Whether it be Chinese-Are-Superior Mothers or French-Are-Superior Mothers, these foreign parenting-commentators point out that American mothers are afraid to be in charge, and that’s why they raise hellions. That is a particular side of the ditch, but it is not my temptation.

My husband and I are both rather authoritative parents, and happy and comfortable being so. My mom was a “mean mom,” not afraid to make unpopular decisions or enforce them. She told me (and I needed to be told), “I am the mom; I am in charge. When you are the mom, then you will be in charge.” And now here I am.

So I don’t play Legos or build with blocks on the floor with my kids, and I don’t feel guilty about it. That’s what I gave them siblings for, after all. I don’t run around at the parks with them. I let them loose and sit and read or chat with a friend.

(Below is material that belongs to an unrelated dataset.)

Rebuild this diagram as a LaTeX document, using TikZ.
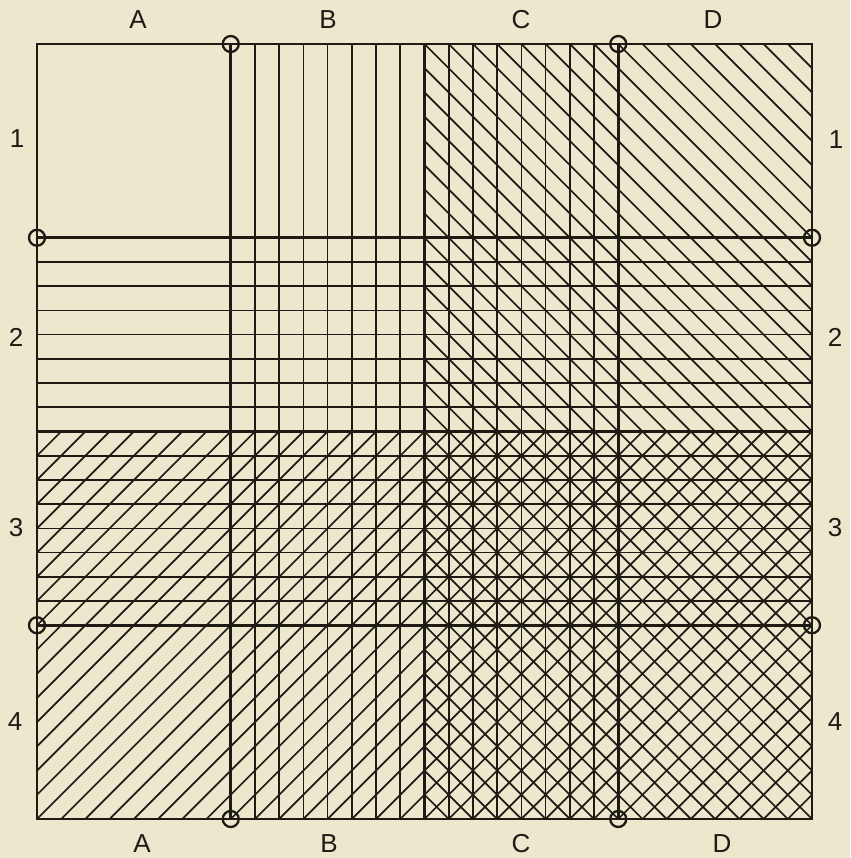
\documentclass[tikz,border=0pt]{standalone}
\usepackage{fontspec}
\setmainfont{Liberation Sans}
\definecolor{paper}{RGB}{236,231,205}
\definecolor{ink}{RGB}{30,26,20}
\begin{document}
\begin{tikzpicture}[x=24.21875pt,y=24.21875pt,
  thinline/.style={draw=ink,line width=1.7pt},
  thickline/.style={draw=ink,line width=2.6pt},
  markcircle/.style={draw=ink,line width=2.3pt},
  lbl/.style={text=ink,font=\fontsize{26}{30}\selectfont,inner sep=0pt}]
\fill[paper] (-37pt,-39pt) rectangle (813pt,819pt);
\useasboundingbox (-37pt,-39pt) rectangle (813pt,819pt);
% vertical lines (columns B, C)
\foreach \i in {9,...,15,17,18,...,23} \draw[thinline] (\i,0) -- (\i,32);
% horizontal lines (rows 2, 3)
\foreach \j in {9,...,15,17,18,...,23} \draw[thinline] (0,\j) -- (32,\j);
% backslash diagonals (columns C, D)
\begin{scope}
  \clip (16,0) rectangle (32,32);
  \foreach \k in {17,...,63} \draw[thinline] ({\k-32},32) -- (\k,0);
\end{scope}
% slash diagonals (rows 3, 4)
\begin{scope}
  \clip (0,0) rectangle (32,16);
  \foreach \k in {-15,...,31} \draw[thinline] (\k,0) -- ({\k+32},32);
\end{scope}
% section boundaries
\foreach \i in {8,16,24} {
  \draw[thickline] (\i,0) -- (\i,32);
  \draw[thickline] (0,\i) -- (32,\i);
}
\draw[thickline] (0,0) rectangle (32,32);
% circles
\foreach \p in {(8,32),(24,32),(8,0),(24,0),(0,24),(32,24),(0,8),(32,8)}
  \draw[markcircle] \p circle (8pt);
% labels
\node[lbl] (tA) at (101pt,799pt) {A};
\node[lbl] (tB) at (291pt,799pt) {B};
\node[lbl] (tC) at (484pt,799pt) {C};
\node[lbl] (tD) at (676pt,799pt) {D};
\node[lbl] (bA) at (105pt,-25pt) {A};
\node[lbl] (bB) at (292pt,-25pt) {B};
\node[lbl] (bC) at (484pt,-25pt) {C};
\node[lbl] (bD) at (685pt,-25pt) {D};
\node[lbl] (l1) at (-20pt,680pt) {1};
\node[lbl] (l2) at (-21pt,482pt) {2};
\node[lbl] (l3) at (-21pt,291pt) {3};
\node[lbl] (l4) at (-22pt,97pt) {4};
\node[lbl] (r1) at (799pt,679pt) {1};
\node[lbl] (r2) at (798pt,482pt) {2};
\node[lbl] (r3) at (798pt,291pt) {3};
\node[lbl] (r4) at (798pt,97pt) {4};
\end{tikzpicture}
\end{document}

When it is play-time, it is free-play. They must learn to be self-directed and independent rather than requiring entertainment or direction or organization. I do wipe noses, arbitrate squabbles (sometimes), retrieve stuck toys (well, sometimes), and of course change diapers.

I guess I’m just not so much a “spend quality time alongside each child” mom. We are always around each other and the quality time happens in unexpected places amidst the quantity time. We all just do life, and we do it together.

At least, that’s what I tell myself.

We know the need to provide quality time to our children, but it can be easy to miss those quality moments when admidst the quantity time.

But the reality is that that those potential quality moments are easily ignored. I’m here all the time, after all, so isn’t it then too much to interrupt my own plans and projects and thoughts if I get a chance of them?

I have lived all my life alongside small children, and I am quite accomplished at ignoring them and feeling too often like they are nuisances who really should just leave me alone already.

Because of my own temptations and weaknesses, I need to focus not on my authority, but on my children’s individuality, personality, humanity. I need to find ways to build in pauses and conversations, taking the time to see and hear each one of my children.

They are not little extensions of myself. They are each their own persons, each needing to be known and loved in their own right, individually.

I spent about a year mentally arguing and fighting with myself over the strategies I am only beginning to implement. I finally caved, knowing they were the right things for us to do, whether or not I wanted to.

Giving up your own rights and expectations is, after all, the beginning and the end of love. And it is loving my children that I need to do more and do better.


  1. Even though my parenting style may be a little less authoritarian than yours, I still need the reminder that just spending hours of the day with the kids doesn’t add up to quality time. It takes hours plus attentiveness — as you say, not necessarily getting down on the floor playing cars, but being somewhat conscious of the inner life and developing personality of the child.

    Your new blog URL wasn’t working with my feed for some reason, but I finally figured out I could subscribe by email. I am really enjoying your new look and all the projects in the works!

    1. I’ve heard from a couple people that when I moved to Simply Convivial, the feeds didn’t work. I use Google Reader and the feed is fine, so I’m not sure what’s up with that.

      If anyone else is having that difficulty, I would try just deleting the one that’s not working and trying again. The easiest way would be to click the rss button on my sidebar, and then it should give you different reader options and you can pick the one you use.

  2. In so many ways, you and I are cut from the same cloth, and here again, I read and nod, thinking, this is so true of me and my children. But here’s the thing, I can’t figure out how to get all the things done that I need to do, because, as you’ve said, keeping house, cooking dinner and keeping the laundry going [and schooling, if you’re doing that at home] are actually important. And in the midst of doing them all, I don’t have a lot of time to figure out and spend the quality time that I think really should be given to my children. Maybe the key is, as you said, to build in pauses for conversations, acknowledging who they are as people

    I do hope you will expand your thoughts here. I would love to hear some of the practical ways you’ve made this work.

    And thanks, as always, for acknowledging ways that you are growing, as a Mother and child of God!

  3. Conviction! This series is hitting right where I am at right now. How do you focus on relationship in the midst of real life? In a culture that focuses on achievement and “getting things done” I am trying desperately to figure out how to teach myself and my kids how to stop and spend time with the person in front of you right now. I was reading Wendell Berry talking about how our culture teaches us to focus on the future instead of today. I fall into that trap and am trying to figure out how to live just today. It does require laying down a lot. I look forward to reading more of your thoughts about this topic.

    1. I am very future-oriented and a big-picture type, so the dailiness stuff is difficult for me, too!

      …hence the focus: this is the area I need to work on, not the area where I have the answers.